## DATASET EXCERPT
________________

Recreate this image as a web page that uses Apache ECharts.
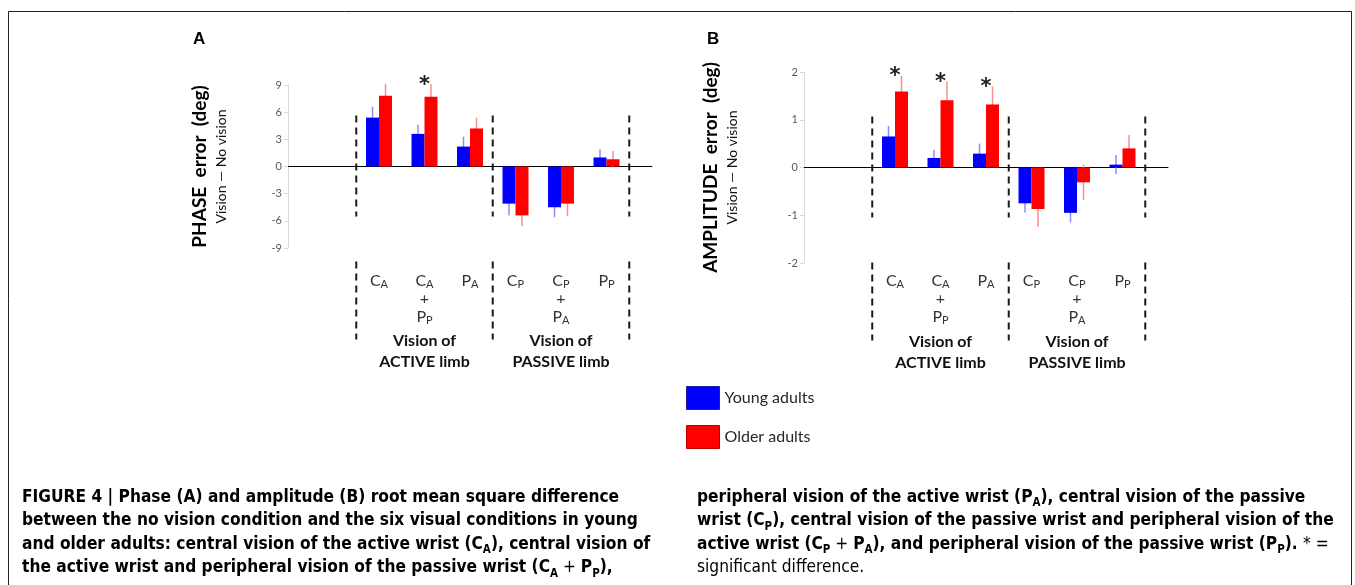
<!DOCTYPE html>
<html>
<head>
<meta charset="utf-8">
<script src="https://cdn.jsdelivr.net/npm/echarts@6/dist/echarts.min.js"></script>
<style>
  html, body { margin: 0; padding: 0; background: #fff; }
  #chart { width: 1355px; height: 585px; }
</style>
</head>
<body>
<div id="chart"></div>
<script>
// conditions (first letter = main glyph, rest = subscript)
const conditions = ['CA', 'CA+PP', 'PA', 'CP', 'CP+PA', 'PP'];
const groupNames = ['Vision of\nACTIVE limb', 'Vision of\nPASSIVE limb'];
const groupSizes = [3, 3];
const seriesNames = ['Young adults', 'Older adults'];

// A: phase error (deg), vision - no vision
const phaseYoung = [5.4, 3.6, 2.2, -4.1, -4.5, 1.0];
const phaseOlder = [7.8, 7.7, 4.2, -5.4, -4.1, 0.8];
const phaseYoungErr = [1.2, 1.0, 1.1, 1.3, 1.1, 0.9];
const phaseOlderErr = [1.3, 1.4, 1.2, 1.2, 1.4, 0.9];
const phaseSig = [0, 1, 0, 0, 0, 0];
const phaseTicks = [-9, -6, -3, 0, 3, 6, 9];

// B: amplitude error (deg), vision - no vision
const ampYoung = [0.65, 0.20, 0.29, -0.75, -0.95, 0.06];
const ampOlder = [1.59, 1.41, 1.32, -0.87, -0.31, 0.40];
const ampYoungErr = [0.22, 0.17, 0.21, 0.19, 0.20, 0.20];
const ampOlderErr = [0.33, 0.39, 0.38, 0.37, 0.37, 0.28];
const ampSig = [1, 1, 1, 0, 0, 0];
const ampTicks = [-2, -1, 0, 1, 2];

const captionLeft = [
  '{b|FIGURE 4 | Phase (A) and amplitude (B) root mean square difference}',
  '{b|between the no vision condition and the six visual conditions in young}',
  '{b|and older adults: central vision of the active wrist (C}{bs|A}{b|), central vision of}',
  '{b|the active wrist and peripheral vision of the passive wrist (C}{bs|A}{r| + }{b|P}{bs|P}{b|),}'
];
const captionRight = [
  '{b|peripheral vision of the active wrist (P}{bs|A}{b|), central vision of the passive}',
  '{b|wrist (C}{bs|P}{b|), central vision of the passive wrist and peripheral vision of the}',
  '{b|active wrist (C}{bs|P}{r| + }{b|P}{bs|A}{b|), and peripheral vision of the passive wrist (P}{bs|P}{b|). }{r|* =}',
  '{r|significant difference.}'
];

const chart = echarts.init(document.getElementById('chart'));

const FONT = 'Lato';
const CAP = "'Liberation Sans Narrow', 'DejaVu Sans Condensed', 'Arial Narrow', sans-serif";
const BAR_W = 13;
const PAD_BEFORE = 2, PAD_AFTER = 1;
const LABEL_TOP = 272;

// axis slots: empty slots around the six conditions
const slots = [];
for (let i = 0; i < PAD_BEFORE; i++) slots.push('pad' + i);
conditions.forEach(c => slots.push(c));
for (let i = 0; i < PAD_AFTER; i++) slots.push('end' + i);

const toSlots = arr => slots.map((s, i) => {
  const k = i - PAD_BEFORE;
  return k >= 0 && k < arr.length ? arr[k] : '-';
});

const errData = (vals, errs) => vals.map((v, k) => [k + PAD_BEFORE, v, errs[k]]);
const sigData = (vals, errs, sig) => vals.map((v, k) => [k + PAD_BEFORE, v, errs[k]]).filter((d, k) => sig[k]);

// dividers sit between slot i and i+1
const dividers = [[PAD_BEFORE - 1, 0]];
const groupCenters = [];
let acc = 0;
groupSizes.forEach(n => {
  groupCenters.push([PAD_BEFORE + acc + (n - 1) / 2, 0]);
  acc += n;
  dividers.push([PAD_BEFORE - 1 + acc, 0]);
});

const subLabel = code => code.split('+')
  .map(p => '{m|' + p[0] + '}{s|' + p.slice(1) + '}')
  .join('\n{m|+}\n');

const labelRich = {
  m: { fontFamily: FONT, fontSize: 16, color: '#333', lineHeight: 18 },
  s: { fontFamily: FONT, fontSize: 11, color: '#333', lineHeight: 12, verticalAlign: 'bottom' }
};

const nameRich = {
  t: { fontFamily: FONT, fontSize: 19, fontWeight: 'bold', color: '#000', lineHeight: 22 },
  s: { fontFamily: FONT, fontSize: 14, color: '#111', lineHeight: 20 }
};

function errRender(offset, color) {
  return function (params, api) {
    const idx = api.value(0), v = api.value(1), e = api.value(2);
    const lo = api.coord([idx, v - e]);
    const hi = api.coord([idx, v + e]);
    const x = lo[0] + offset;
    return {
      type: 'line',
      shape: { x1: x, y1: lo[1], x2: x, y2: hi[1] },
      style: { stroke: color, lineWidth: 1.5 }
    };
  };
}

function starRender(params, api) {
  const p = api.coord([api.value(0), api.value(1) + api.value(2)]);
  return {
    type: 'text', x: p[0], y: p[1] + 1,
    style: { text: '*', fontFamily: 'DejaVu Sans', fontSize: 21, fontWeight: 'bold', fill: '#222', align: 'center', verticalAlign: 'middle' }
  };
}

function dividerRender(params, api) {
  const i = api.value(0);
  const a = api.coord([i, 0]), b = api.coord([i + 1, 0]);
  const x = (a[0] + b[0]) / 2, y0 = a[1];
  const style = { stroke: '#1a1a1a', lineWidth: 2, lineDash: [7, 5] };
  return {
    type: 'group',
    children: [
      { type: 'line', shape: { x1: x, y1: y0 - 51, x2: x, y2: y0 + 50 }, style },
      { type: 'line', shape: { x1: x, y1: y0 + 95, x2: x, y2: y0 + 173 }, style }
    ]
  };
}

function groupLabelRender(params, api) {
  const p = api.coord([api.value(0), 0]);
  return {
    type: 'text', x: p[0], y: p[1] + 185,
    style: {
      text: groupNames[params.dataIndex], fontFamily: FONT, fontSize: 16, fontWeight: 'bold',
      fill: '#111', align: 'center', verticalAlign: 'middle', lineHeight: 21
    }
  };
}

const panels = [
  { young: phaseYoung, older: phaseOlder, yErr: phaseYoungErr, oErr: phaseOlderErr, sig: phaseSig, ticks: phaseTicks,
    grid: { left: 288, top: 85, width: 364, height: 163 }, title: 'PHASE  error  (deg)', gap: 57 },
  { young: ampYoung, older: ampOlder, yErr: ampYoungErr, oErr: ampOlderErr, sig: ampSig, ticks: ampTicks,
    grid: { left: 804, top: 72, width: 364, height: 191 }, title: 'AMPLITUDE  error  (deg)', gap: 62 }
];

const xAxis = [], yAxis = [], grid = [], series = [];
panels.forEach((p, g) => {
  grid.push(p.grid);
  xAxis.push({
    type: 'category', gridIndex: g, data: slots, boundaryGap: false,
    axisLine: { onZero: true, lineStyle: { color: '#000', width: 1 } },
    axisTick: { show: false },
    axisLabel: {
      interval: 0, margin: LABEL_TOP - (p.grid.top + p.grid.height), rich: labelRich,
      formatter: v => conditions.includes(v) ? subLabel(v) : ''
    },
    splitLine: { show: false }
  });
  yAxis.push({
    type: 'value', gridIndex: g,
    min: p.ticks[0], max: p.ticks[p.ticks.length - 1], interval: p.ticks[1] - p.ticks[0],
    axisLine: { show: true, lineStyle: { color: '#d9d9d9' } },
    axisTick: { show: true, length: 4, lineStyle: { color: '#d9d9d9' } },
    axisLabel: { color: '#595959', fontFamily: FONT, fontSize: 11, margin: 6 },
    splitLine: { show: false },
    name: '{t|' + p.title + '}\n{s|Vision — No vision}',
    nameLocation: 'middle', nameRotate: 90, nameGap: p.gap,
    nameTextStyle: { rich: nameRich }
  });
  const ax = { xAxisIndex: g, yAxisIndex: g };
  series.push(
    Object.assign({ type: 'bar', name: seriesNames[0], data: toSlots(p.young), barWidth: BAR_W, barGap: '0%',
      itemStyle: { color: '#0000ff' }, z: 3 }, ax),
    Object.assign({ type: 'bar', name: seriesNames[1], data: toSlots(p.older), barWidth: BAR_W, barGap: '0%',
      itemStyle: { color: '#ff0000' }, z: 3 }, ax),
    Object.assign({ type: 'custom', data: errData(p.young, p.yErr), renderItem: errRender(-BAR_W / 2, '#8c8cff'), z: 1 }, ax),
    Object.assign({ type: 'custom', data: errData(p.older, p.oErr), renderItem: errRender(BAR_W / 2, '#ff8c8c'), z: 1 }, ax),
    Object.assign({ type: 'custom', data: sigData(p.older, p.oErr, p.sig), renderItem: starRender, z: 4 }, ax),
    Object.assign({ type: 'custom', data: dividers, renderItem: dividerRender, z: 4, silent: true }, ax),
    Object.assign({ type: 'custom', data: groupCenters, renderItem: groupLabelRender, z: 4, silent: true }, ax)
  );
});

const captionRich = {
  b: { fontFamily: CAP, fontSize: 17.2, fontWeight: 'bold', color: '#111', lineHeight: 23.5 },
  bs: { fontFamily: CAP, fontSize: 11.5, fontWeight: 'bold', color: '#111', lineHeight: 16, verticalAlign: 'bottom' },
  r: { fontFamily: CAP, fontSize: 17.2, color: '#111', lineHeight: 23.5 }
};

chart.setOption({
  animation: false,
  backgroundColor: '#fff',
  grid, xAxis, yAxis, series,
  legend: {
    data: [
      { name: seriesNames[0], itemStyle: { borderColor: '#1f1f9e', borderWidth: 1 } },
      { name: seriesNames[1], itemStyle: { borderColor: '#b80000', borderWidth: 1 } }
    ],
    orient: 'vertical', left: 686, top: 386, padding: 0,
    itemWidth: 33, itemHeight: 23, itemGap: 15, icon: 'rect', selectedMode: false,
    textStyle: { fontFamily: FONT, fontSize: 16, color: '#262626' }
  },
  graphic: [
    { type: 'rect', silent: true, z: -1, shape: { x: 8.5, y: 11.5, width: 1343, height: 640 },
      style: { fill: 'none', stroke: '#222', lineWidth: 1 } },
    { type: 'text', left: 193, top: 31, style: { text: 'A', font: "bold 17px 'Liberation Sans', Arial, sans-serif", fill: '#000' } },
    { type: 'text', left: 707, top: 31, style: { text: 'B', font: "bold 17px 'Liberation Sans', Arial, sans-serif", fill: '#000' } },
    { type: 'text', left: 22, top: 489, style: { text: captionLeft.join('\n'), rich: captionRich } },
    { type: 'text', left: 697, top: 489, style: { text: captionRight.join('\n'), rich: captionRich } }
  ]
});
</script>
</body>
</html>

________________

## WORK TO COMPLETE
Repeat the listing above from its first line through the line that contains "const seriesNames = ['Young", both included, and nothing more. Drop the pictures.

## SOLUTION FOR THIS PROBLEM
Recreate this image as a web page that uses Apache ECharts.
<!DOCTYPE html>
<html>
<head>
<meta charset="utf-8">
<script src="https://cdn.jsdelivr.net/npm/echarts@6/dist/echarts.min.js"></script>
<style>
  html, body { margin: 0; padding: 0; background: #fff; }
  #chart { width: 1355px; height: 585px; }
</style>
</head>
<body>
<div id="chart"></div>
<script>
// conditions (first letter = main glyph, rest = subscript)
const conditions = ['CA', 'CA+PP', 'PA', 'CP', 'CP+PA', 'PP'];
const groupNames = ['Vision of\nACTIVE limb', 'Vision of\nPASSIVE limb'];
const groupSizes = [3, 3];
const seriesNames = ['Young adults', 'Older adults'];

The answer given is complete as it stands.